Imagine if an airline pilot decided to do the run through of all their instruments by memory alone. Even after decades of flight experience, the checklist is gone through to ensure that everything important to the flight has been checked.
When day trading, knowing which economic releases are due out, the current market condition and important technical references are all potentially pivotal to your success each time you trade.
Trading too close to NFPs (non-farm payroll) or buying in an aging uptrend close to an important technical resistance level for example, are not things which are going to help you in your quest to making it as a professional trader.
However, they are not especially difficult obstacles to avoid.
Can A Trading Checklist Improve Your Results?
Consistency in trading is vital to success and a checklist is a step by step approach to ensuring you are consistent
- A checklist is a means to ensure you do not forget anything.
- A checklist is a point of reference for important observations.
- A checklist can reveal patterns where you may have missed them.
- A checklist can make you much more organized and allow you to complete tasks more quickly.
- A checklist allows you to easily incorporate new variables into your trading.
- A checklist forces you to consciously address items which you might ‘skip’ over normally.
It is impossible to argue that there are not huge benefits to using a checklist if you want to become a successful trader.
Sample Trading Checklist
You might think that it’s easy enough to remember to do this or check that each day without a list, but for me it’s when the market is going crazy that you really need the information. This is usually when the information hasn’t been checked properly.
This is 7 point trading checklist you can use as a basis for your own:
The type of trading system you use and the style of trading, day trading, swing trading, and even the markets you trade, may have their own needs.
Don’t shrug this off. It may seem simple to put together but it needs to be well planned out and constructed in such a way that it flows.
- Market Technicals – This can include clusters of previous price action, highs and lows, longer term swing levels
- Market State – A market this is ranging can destroy a trend following system especially for short term traders. There can be trends inside of larger time frame ranges and this is why each trader may have a different opinion and take different action.
- Events – There is no excuse to be blindsided by a scheduled economic data release and with the many economic calendars available, you’d be foolish not to check them. Sudden events do happen and that is why risk management is vital to trading.
- Possible Trading Scenarios – It is not about being wrong or right but thinking through how the market may evolve keeps you on your toes. Remember, the “market” will do whatever it decides without a concern for you so having a few scenarios in mind will able you to plan a reaction in advance.
- Personal Condition – When a trading session is a tough haul, we can be affected and this is especially true for day traders.

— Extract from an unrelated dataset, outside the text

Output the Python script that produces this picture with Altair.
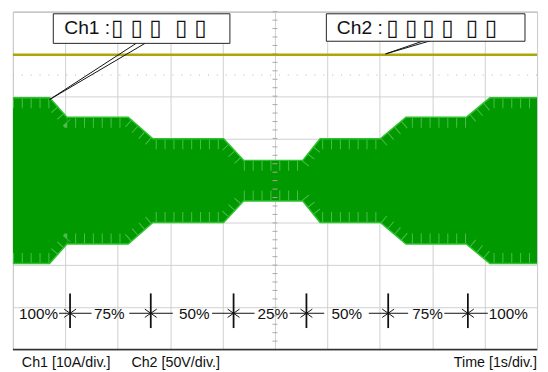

Check in with yourself and ensure you are not prone to revenge trading, ignoring your stop loss but cutting profits, or have exceeded your POQ time.
- In Session Progress – You started the trading session with an idea of how the instrument could move and this is where you see if your expectations are being met. If not, have you covered other possible trading scenarios that are enabling you to still capitalize on the moves that are happening?
End Of Day Debriefing
Don’t just shut down your trading computer and call it a day. Ensure you do an evaluation of your trading performance and note things such as:
- Did you follow your trading plan?
- Did you follow risk management protocols?
- Were your trading results a result of you not being consistent or because of the market moves?
As mentioned earlier, each trader may want to put their trading checklist together only using variables that are essential to their trading day. These are the checks that are performed every trading session without fail.